In the early morning hours of June 29, 2017, 25-year-old Hunter Brown was traveling between San Francisco and Seattle on a Greyhound bus. The bus made a pit stop at the Central Point Pilot Travel Center. Brown got off the bus along with other passengers. However, the bus doors closed before he could make it back. According to police, Brown ran alongside the bus and when the driver tried to pull over, he heard a thump.
“He could violate Greyhound’s unwritten policy and procedures, act so callously knowing that a young man was running after, trying to get on the bus and refused to stop, resulting in this man’s death and yet Greyhound continued to let this man drive one of their buses,” Charla Aldous, plaintiff’s attorney said.
Six months after Brown’s death, attorneys representing Brown’s parents announced it was filing a wrongful death lawsuit against Greyhound Lines, Inc. The civil suit seeks damages and accountability from Greyhound to change its business practices.
“It’s just a horrible, horrible situation all the way around,” Aldous said.
The Jackson County District Attorney’s office declined to file criminal charges, but Brown’s parents continue to fight Greyhound in civil court.
“This was intentional. He knew a young man was running beside the bus. He knew he had left him at the bus stop. He knew all those passengers were screaming at him to stop and he just didn’t do it,” Aldous said.
The suit was filed in Texas, where Greyhound headquarters are located. The trial is scheduled to start this week with opening remarks scheduled for Wednesday.
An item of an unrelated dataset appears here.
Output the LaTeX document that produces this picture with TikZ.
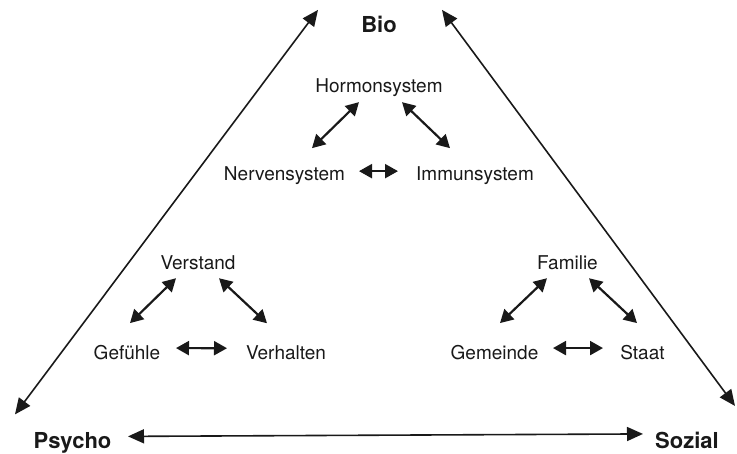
\documentclass[tikz,border=0pt]{standalone}
\usepackage{fontspec}
\setmainfont{TeX Gyre Heros}
\usepackage{tikz}
\usetikzlibrary{calc, arrows.meta}

\tikzset{
  term/.style={anchor=base, inner sep=0pt, text=black!90, font=\fontsize{19}{22}\selectfont},
  pole/.style={anchor=base, inner sep=0pt, text=black!90, font=\fontsize{22}{26}\selectfont\bfseries},
  link/.style={{Triangle[length=13pt,width=14pt]}-{Triangle[length=13pt,width=14pt]}, line width=2.2pt, draw=black!90},
  axis/.style={{Triangle[length=16pt,width=14pt]}-{Triangle[length=16pt,width=14pt]}, line width=1.6pt, draw=black!90}
}

\begin{document}
\begin{tikzpicture}[x=1pt, y=-1pt]
  \useasboundingbox (0,0) rectangle (737,453);
  % poles
  \node[pole] (bio)    at (379,32)  {Bio};
  \node[pole] (psycho) at (72.5,448) {Psycho};
  \node[pole] (sozial) at (687,448) {Sozial};
  \draw[axis] ($(psycho)+(-57.5,-28)$) -- ($(bio)+(-61,-14)$);
  \draw[axis] ($(bio)+(63,-14)$) -- ($(sozial)+(48,-34)$);
  \draw[axis] ($(psycho)+(55.5,-6)$) -- ($(sozial)+(-44,-6)$);
  % bio
  \node[term] (hormon) at (379,92)   {Hormonsystem};
  \node[term] (nerven) at (284.5,180) {Nervensystem};
  \node[term] (immun)  at (475,180)  {Immunsystem};
  \draw[link] ($(hormon)+(-20,15)$) -- ($(nerven)+(27.5,-27)$);
  \draw[link] ($(hormon)+(23,15)$) -- ($(immun)+(-25,-27)$);
  \draw[link] ($(nerven)+(74.5,-4)$) -- ($(immun)+(-77,-4)$);
  % psycho
  \node[term] (verstand)  at (198,269) {Verstand};
  \node[term] (gefuehle)  at (127,359) {Gefühle};
  \node[term] (verhalten) at (286,359) {Verhalten};
  \draw[link] ($(verstand)+(-22,16)$) -- ($(gefuehle)+(3,-29)$);
  \draw[link] ($(verstand)+(21,16)$) -- ($(verhalten)+(-19,-29)$);
  \draw[link] ($(gefuehle)+(49,-4)$) -- ($(verhalten)+(-59,-4)$);
  % sozial
  \node[term] (familie)  at (567.5,269) {Familie};
  \node[term] (gemeinde) at (494.5,359) {Gemeinde};
  \node[term] (staat)    at (642.5,359) {Staat};
  \draw[link] ($(familie)+(-20.5,16)$) -- ($(gemeinde)+(5.5,-29)$);
  \draw[link] ($(familie)+(21.5,16)$) -- ($(staat)+(-5.5,-29)$);
  \draw[link] ($(gemeinde)+(58.5,-4)$) -- ($(staat)+(-39.5,-4)$);
\end{tikzpicture}
\end{document}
His parents say his death was ‘100 percent preventable.’ According to the lawsuit, the driver had already driven a ‘excessive length of time’ that day and was inappropriate, erratic and unsafe.
“Passenger safety actually should come first,” Aldous said.
The lawsuit also claims the driver deliberately turned the bus toward Brown before running him over.
“I hope that through the course of this trial that the clients, the parents get some healing, get some answers and Greyhound is taught a lesson that we will not allow this kind of conduct,” Aldous said.
According to the attorney’s office, the driver has since been fired for smashing the cell phone of a passenger, who was recording him being rude to other passengers.
We reached out to Greyhound for comment and did not hear back.